### Aim:
Please output every line of the material as it stands, without the pictures.

### Provided material:
============

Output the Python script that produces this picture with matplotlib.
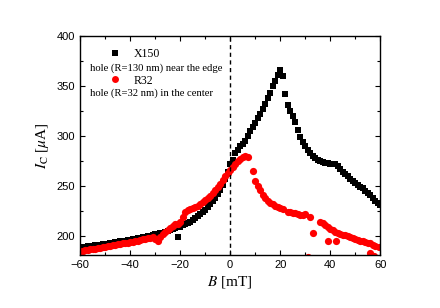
import matplotlib
matplotlib.use("Agg")
import matplotlib.pyplot as plt
from matplotlib.lines import Line2D
from matplotlib.ticker import MultipleLocator

plt.rcParams["mathtext.fontset"] = "stix"

# X150: hole (R=130 nm) near the edge
b_x150 = [-60, -59, -58, -57, -56, -55, -54, -53, -52, -51, -50, -49, -48, -47, -46,
          -45, -44, -43, -42, -41, -40, -39, -38, -37, -36, -35, -34, -33, -32, -31,
          -30, -29, -28, -27, -26, -25, -24, -23, -22, -21, -20, -19, -18, -17, -16,
          -15, -14, -13, -12, -11, -10, -9, -8, -7, -6, -5, -4, -3, -2, -1,
          0, 1, 2, 3, 4, 5, 6, 7, 8, 9, 10, 11, 12, 13, 14,
          15, 16, 17, 18, 19, 20, 21, 22, 23, 24, 25, 26, 27, 28, 29,
          30, 31, 32, 33, 34, 35, 36, 37, 38, 39, 40, 41, 42, 43, 44,
          45, 46, 47, 48, 49, 50, 51, 52, 53, 54, 55, 56, 57, 58, 59, 60]
i_x150 = [189, 189, 189, 190, 190, 190, 191, 191, 191, 192, 192, 192, 193, 193, 194,
          194, 195, 195, 195, 196, 196, 197, 197, 198, 198, 199, 199, 200, 200, 201,
          202, 202, 203, 203, 204, 205, 206, 207, 208, 199, 209, 211, 212, 213, 214,
          216, 218, 220, 222, 224, 226, 229, 232, 235, 238, 242, 246, 251, 257, 264,
          272, 276, 283, 286, 290, 292, 295, 300, 305, 309, 313, 318, 322, 327, 332,
          338, 343, 350, 355, 361, 366, 360, 342, 331, 325, 320, 314, 306, 299, 294,
          290, 286, 283, 280, 278, 276, 275, 274, 273, 273, 272, 272, 272, 270, 267,
          264, 262, 260, 257, 255, 253, 251, 249, 248, 245, 243, 241, 238, 235, 233, 231]

# R32: hole (R=32 nm) in the center
b_r32 = [-60, -59, -58, -57, -56, -55, -54, -53, -52, -51, -50, -49, -48, -47, -46,
         -45, -44, -43, -42, -41, -40, -39, -38, -37, -36, -35, -34, -33, -32, -31,
         -30, -29, -28, -27, -26, -25, -24, -23, -22, -21, -20, -19, -18, -17, -16,
         -15, -14, -13, -12, -11, -10, -9, -8, -7, -6, -5, -4, -3, -2, -1,
         0, 1, 2, 3, 4, 5, 6, 7, 9, 10, 11, 12, 13, 14, 15,
         16, 17, 18, 19, 20, 21, 23, 24, 25, 26, 27, 28, 29, 30, 31.3,
         32, 33.3, 36, 37, 38, 39, 39.3, 40, 41, 42, 42.4, 43, 44, 45, 46,
         47, 48, 49, 50, 51, 52, 53, 54, 55, 56, 56, 57, 57.5, 58, 59.5]
i_r32 = [185, 185, 186, 186, 187, 187, 187, 188, 188, 189, 189, 190, 190, 191, 191,
         192, 192, 193, 193, 193, 194, 194, 195, 195, 196, 197, 197, 198, 198, 199,
         197, 195, 199, 202, 204, 206, 208, 210, 212, 212, 214, 219, 224, 226, 227,
         228, 229, 230, 232, 234, 236, 238, 240, 243, 246, 249, 252, 256, 260, 263,
         266, 269, 272, 275, 277, 279, 280, 279, 265, 255, 250, 246, 241, 238, 235,
         233, 232, 230, 229, 228, 227, 224, 224, 223, 223, 222, 221, 221, 222, 179,
         219, 203, 214, 213, 211, 209, 195, 207, 206, 204, 195, 203, 202, 201, 201,
         200, 199, 198, 197, 196, 195, 195, 194, 193, 193, 183, 191, 180, 190, 189]

serif = ["Liberation Serif", "DejaVu Serif"]
sans = ["Liberation Sans", "DejaVu Sans"]

fig = plt.figure(figsize=(4.4, 3.08), dpi=100)
ax = fig.add_axes([0.182, 0.172, 0.682, 0.711])

ax.plot(b_x150, i_x150, ls="none", marker="s", ms=4.2, color="black", mew=0)
ax.plot(b_r32, i_r32, ls="none", marker="o", ms=5.2, color="red", mew=0)
ax.axvline(0, color="black", ls=(0, (3, 2.5)), lw=1)

ax.set_xlim(-60, 60)
ax.set_ylim(181, 400)
ax.xaxis.set_major_locator(MultipleLocator(20))
ax.xaxis.set_minor_locator(MultipleLocator(10))
ax.yaxis.set_major_locator(MultipleLocator(50))
ax.yaxis.set_minor_locator(MultipleLocator(25))
ax.tick_params(which="both", direction="in", top=True, right=True, width=0.8)
ax.tick_params(which="major", length=3.5)
ax.tick_params(which="minor", length=2)
for lab in ax.get_xticklabels() + ax.get_yticklabels():
    lab.set_family(sans)
    lab.set_fontsize(8)
for sp in ax.spines.values():
    sp.set_linewidth(1)

ax.set_xlabel(r"$B$ [mT]", family=serif, fontsize=11, labelpad=3)
ax.set_ylabel(r"$I_{\rm C}$ [$\mu$A]", family=serif, fontsize=11, labelpad=4)

handles = [Line2D([], [], ls="none", marker="s", ms=4.5, color="black", mew=0),
           Line2D([], [], ls="none", marker="o", ms=5, color="red", mew=0)]
leg = ax.legend(handles, ["X150", "R32"], loc="upper left", frameon=False,
                bbox_to_anchor=(0.04, 0.995), labelspacing=1.25, handletextpad=0.6,
                prop={"family": serif, "size": 8.5})
ax.text(0.033, 0.854, "hole (R=130 nm) near the edge", transform=ax.transAxes,
        family=serif, fontsize=7.7, va="center")
ax.text(0.033, 0.74, "hole (R=32 nm) in the center", transform=ax.transAxes,
        family=serif, fontsize=7.7, va="center")

fig.savefig("out.png", dpi=100)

============

### Exercise response:
Output the Python script that produces this picture with matplotlib.
import matplotlib
matplotlib.use("Agg")
import matplotlib.pyplot as plt
from matplotlib.lines import Line2D
from matplotlib.ticker import MultipleLocator

plt.rcParams["mathtext.fontset"] = "stix"

# X150: hole (R=130 nm) near the edge
b_x150 = [-60, -59, -58, -57, -56, -55, -54, -53, -52, -51, -50, -49, -48, -47, -46,
          -45, -44, -43, -42, -41, -40, -39, -38, -37, -36, -35, -34, -33, -32, -31,
          -30, -29, -28, -27, -26, -25, -24, -23, -22, -21, -20, -19, -18, -17, -16,
          -15, -14, -13, -12, -11, -10, -9, -8, -7, -6, -5, -4, -3, -2, -1,
          0, 1, 2, 3, 4, 5, 6, 7, 8, 9, 10, 11, 12, 13, 14,
          15, 16, 17, 18, 19, 20, 21, 22, 23, 24, 25, 26, 27, 28, 29,
          30, 31, 32, 33, 34, 35, 36, 37, 38, 39, 40, 41, 42, 43, 44,
          45, 46, 47, 48, 49, 50, 51, 52, 53, 54, 55, 56, 57, 58, 59, 60]
i_x150 = [189, 189, 189, 190, 190, 190, 191, 191, 191, 192, 192, 192, 193, 193, 194,
          194, 195, 195, 195, 196, 196, 197, 197, 198, 198, 199, 199, 200, 200, 201,
          202, 202, 203, 203, 204, 205, 206, 207, 208, 199, 209, 211, 212, 213, 214,
          216, 218, 220, 222, 224, 226, 229, 232, 235, 238, 242, 246, 251, 257, 264,
          272, 276, 283, 286, 290, 292, 295, 300, 305, 309, 313, 318, 322, 327, 332,
          338, 343, 350, 355, 361, 366, 360, 342, 331, 325, 320, 314, 306, 299, 294,
          290, 286, 283, 280, 278, 276, 275, 274, 273, 273, 272, 272, 272, 270, 267,
          264, 262, 260, 257, 255, 253, 251, 249, 248, 245, 243, 241, 238, 235, 233, 231]

# R32: hole (R=32 nm) in the center
b_r32 = [-60, -59, -58, -57, -56, -55, -54, -53, -52, -51, -50, -49, -48, -47, -46,
         -45, -44, -43, -42, -41, -40, -39, -38, -37, -36, -35, -34, -33, -32, -31,
         -30, -29, -28, -27, -26, -25, -24, -23, -22, -21, -20, -19, -18, -17, -16,
         -15, -14, -13, -12, -11, -10, -9, -8, -7, -6, -5, -4, -3, -2, -1,
         0, 1, 2, 3, 4, 5, 6, 7, 9, 10, 11, 12, 13, 14, 15,
         16, 17, 18, 19, 20, 21, 23, 24, 25, 26, 27, 28, 29, 30, 31.3,
         32, 33.3, 36, 37, 38, 39, 39.3, 40, 41, 42, 42.4, 43, 44, 45, 46,
         47, 48, 49, 50, 51, 52, 53, 54, 55, 56, 56, 57, 57.5, 58, 59.5]
i_r32 = [185, 185, 186, 186, 187, 187, 187, 188, 188, 189, 189, 190, 190, 191, 191,
         192, 192, 193, 193, 193, 194, 194, 195, 195, 196, 197, 197, 198, 198, 199,
         197, 195, 199, 202, 204, 206, 208, 210, 212, 212, 214, 219, 224, 226, 227,
         228, 229, 230, 232, 234, 236, 238, 240, 243, 246, 249, 252, 256, 260, 263,
         266, 269, 272, 275, 277, 279, 280, 279, 265, 255, 250, 246, 241, 238, 235,
         233, 232, 230, 229, 228, 227, 224, 224, 223, 223, 222, 221, 221, 222, 179,
         219, 203, 214, 213, 211, 209, 195, 207, 206, 204, 195, 203, 202, 201, 201,
         200, 199, 198, 197, 196, 195, 195, 194, 193, 193, 183, 191, 180, 190, 189]

serif = ["Liberation Serif", "DejaVu Serif"]
sans = ["Liberation Sans", "DejaVu Sans"]

fig = plt.figure(figsize=(4.4, 3.08), dpi=100)
ax = fig.add_axes([0.182, 0.172, 0.682, 0.711])

ax.plot(b_x150, i_x150, ls="none", marker="s", ms=4.2, color="black", mew=0)
ax.plot(b_r32, i_r32, ls="none", marker="o", ms=5.2, color="red", mew=0)
ax.axvline(0, color="black", ls=(0, (3, 2.5)), lw=1)

ax.set_xlim(-60, 60)
ax.set_ylim(181, 400)
ax.xaxis.set_major_locator(MultipleLocator(20))
ax.xaxis.set_minor_locator(MultipleLocator(10))
ax.yaxis.set_major_locator(MultipleLocator(50))
ax.yaxis.set_minor_locator(MultipleLocator(25))
ax.tick_params(which="both", direction="in", top=True, right=True, width=0.8)
ax.tick_params(which="major", length=3.5)
ax.tick_params(which="minor", length=2)
for lab in ax.get_xticklabels() + ax.get_yticklabels():
    lab.set_family(sans)
    lab.set_fontsize(8)
for sp in ax.spines.values():
    sp.set_linewidth(1)

ax.set_xlabel(r"$B$ [mT]", family=serif, fontsize=11, labelpad=3)
ax.set_ylabel(r"$I_{\rm C}$ [$\mu$A]", family=serif, fontsize=11, labelpad=4)

handles = [Line2D([], [], ls="none", marker="s", ms=4.5, color="black", mew=0),
           Line2D([], [], ls="none", marker="o", ms=5, color="red", mew=0)]
leg = ax.legend(handles, ["X150", "R32"], loc="upper left", frameon=False,
                bbox_to_anchor=(0.04, 0.995), labelspacing=1.25, handletextpad=0.6,
                prop={"family": serif, "size": 8.5})
ax.text(0.033, 0.854, "hole (R=130 nm) near the edge", transform=ax.transAxes,
        family=serif, fontsize=7.7, va="center")
ax.text(0.033, 0.74, "hole (R=32 nm) in the center", transform=ax.transAxes,
        family=serif, fontsize=7.7, va="center")

fig.savefig("out.png", dpi=100)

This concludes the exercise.